The above embodiments are intended to facilitate the understanding of the invention and are not intended to be construed as limiting the invention. It should be noted that the invention may be modified and improved, and include the equivalents thereof without departing from the scope and spirit of the invention.

Head

In the above-described embodiments, ink is discharged using the piezoelectric element. However, a method of discharging a liquid is not limited thereto. For example, other methods such as a method of generating bubbles within the nozzle by heat, and the like may be used.

Claims

1. A printing apparatus comprising:

a first part of nozzles that ejects at least one of brilliant ink and white ink to a medium;

a second part of nozzles that ejects color ink to the medium; and

a control unit that forms a first image by the first part of nozzles and forms a second image on the first image by the second part of nozzles, and deforms, when a part of an edge of the first image and a part of an edge of the second image are overlapped before forming the image on the medium, at least one of the first image and the second image so that a portion of the overlapped edge in the second image is positioned outside a portion of the overlapped edge in the first image.
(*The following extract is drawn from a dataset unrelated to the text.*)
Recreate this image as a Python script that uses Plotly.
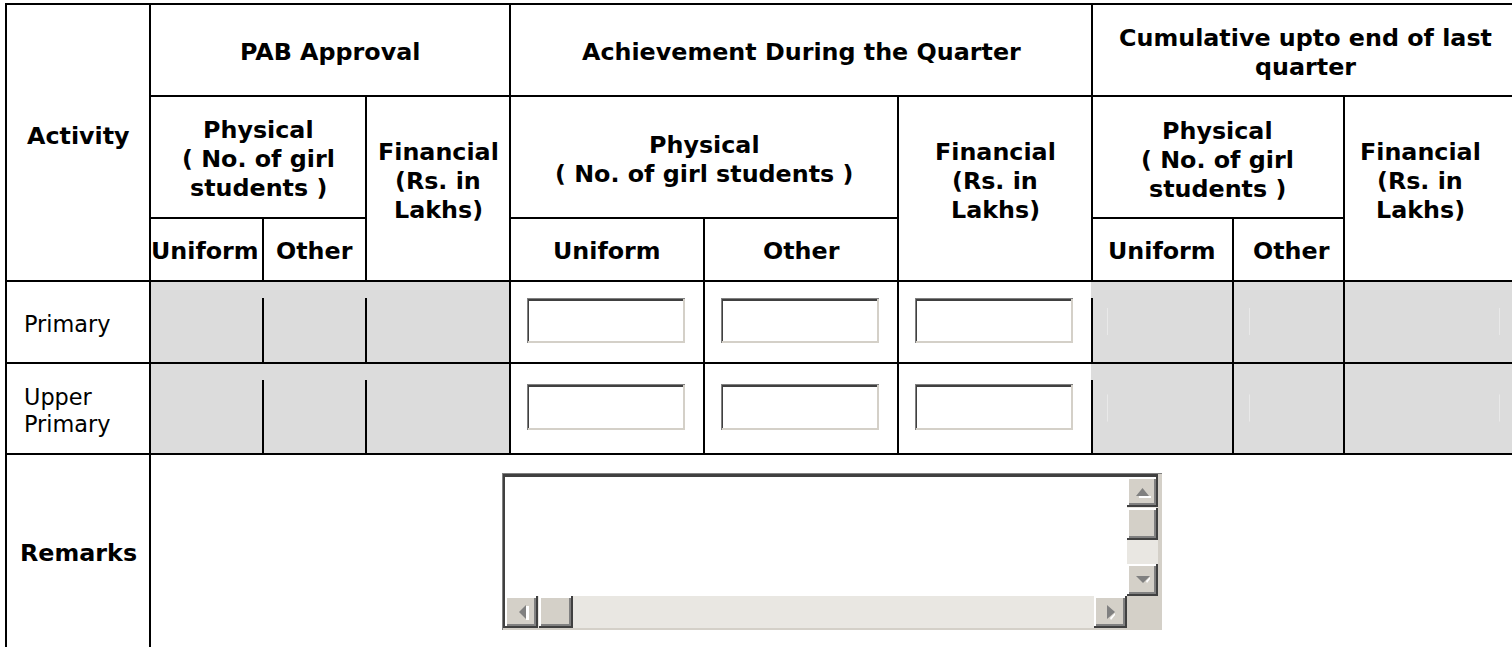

2. The printing apparatus according to claim 1, wherein the deformation of the at least one of the first image and the second image is a reduction in the first image.

3. The printing apparatus according to claim 2, wherein the reduction in the first image is performed in such a manner that the edge of the first image is detected and the detected edge is moved so as to reduce an area of the first image.

4. The printing apparatus according to claim 1, wherein the deformation of the at least one of the first image and the second image is a magnification of the second image.

5. The printing apparatus according to claim 4, wherein the magnification of the second image is performed in such a manner that the edge of the second image is detected and the detected edge is moved so as to increase an area of the second image.

6. The printing apparatus according to claim 1, wherein the deformation of the at least one of the first image and the second image is a deformation in which an ejection amount of the color ink at an edge portion of the second image is reduced than that at a center portion of the second image.

7. The printing apparatus according to claim 1,

wherein the medium is transported in a transport direction,

the first part of nozzles and the second part of nozzles are included in a head moving in an intersecting direction intersecting the transport direction, and the first part of nozzles is provided on an upstream side of the head from the second part of nozzles in the transport direction, and

the deformation of the at least one of the first image and the second image is a deformation in the transport direction when the transport of the medium in the transport direction and the movement of the head in the intersecting direction are repeated to thereby form the first image and the second image.

8. The printing apparatus according to claim 1, wherein, when a portion where the first image and the second image are overlapped and a portion where the first image and the second image are not overlapped are present before forming the image on the medium, the control unit deforms at least one of the first image and the second image with respect to the portion where the first and second images are overlapped and does not deform the first image or the second image with respect to the portion where the first and second images are not overlapped.

9. A printing method comprising:

in a first image formed by ejecting at least one of brilliant ink and white ink and a second image formed on the first image by ejecting color ink, when a part of an edge of the first image and a part of an edge of the second image are overlapped, deforming at least one of the first image and the second image so that a portion of the overlapped edge in the second image is positioned outside a portion of the overlapped edge in the first image; and

forming the second image on the first image by forming the first image and the second image of which at least one is deformed.